The situation arises from the Justice Department's view that Congress has never exercised the power it possesses to give the executive branch full control over aviation. Instead, it says, that power is shared by the federal and state governments. This means that the New York Port Authority, which runs Kenedy Airport, has a legal right to require airplanes landing there to meet the noise standards it sets. And that means the fate of more than just the Concorde rests in the hands of the Port AUthority because of growing resentment abroad about the way that airplane is being treated in the United States.

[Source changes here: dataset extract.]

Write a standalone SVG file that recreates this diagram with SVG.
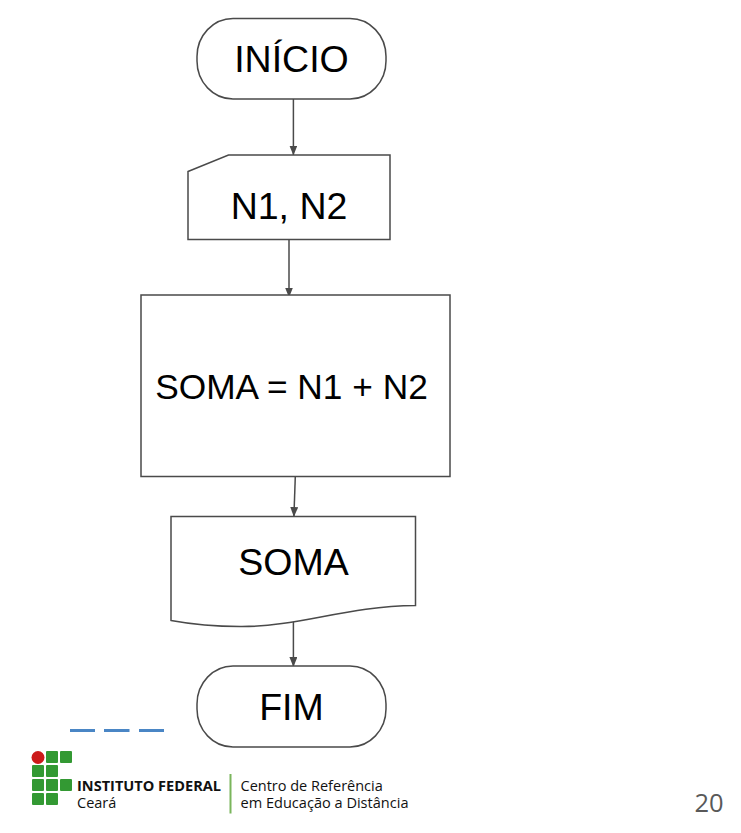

There is one bit of light in this otherwise somber picture. It is the Justice Department's assertion that the Port Authority has discriminated against the Concorde. If that assertion is right - and it seems to us it is - the department says the federal courts can properly order the Port Authority to let the COncorde fly in and out of its airport. The charge of discrimination is based on the differences in the way the Port Authority has treated the application by owners of the Concorde and the way it treated the applications for other new airplanes in the past. It gave the owners of those other new planes a chance to demonstrate that the planes could meet the airport's standards but is refusing even that chance to the Concorde. Indeed, the Justice Department says the noise standards that stand in the way of the Concorde are violated "regularly" by subsonic airplanes but that these violations are ignored by the Port Authority.
This brief merely confirms our view that the Port Authority has acted unreasonably and unwisely in this protracted struggle. By any standard of basic fairness, the Concorde is entitled at least to the trial period that has been authorized by the Secretaries of Transportation of both the Ford and Carter administrations. And by aby standard of decent respect for the problems of international cooperation, the Port Authority should stop prolonging this matter and treating the planes' owners in such a high-handed manner. If the courts concur with the Department of Justice's assertion of discrimination, the trial period ought to get under way as quickly as possible. If they do not concur, it may become necessary for Congress to give the Department of Transportation the authority to override local governments on matters concerning international aviation.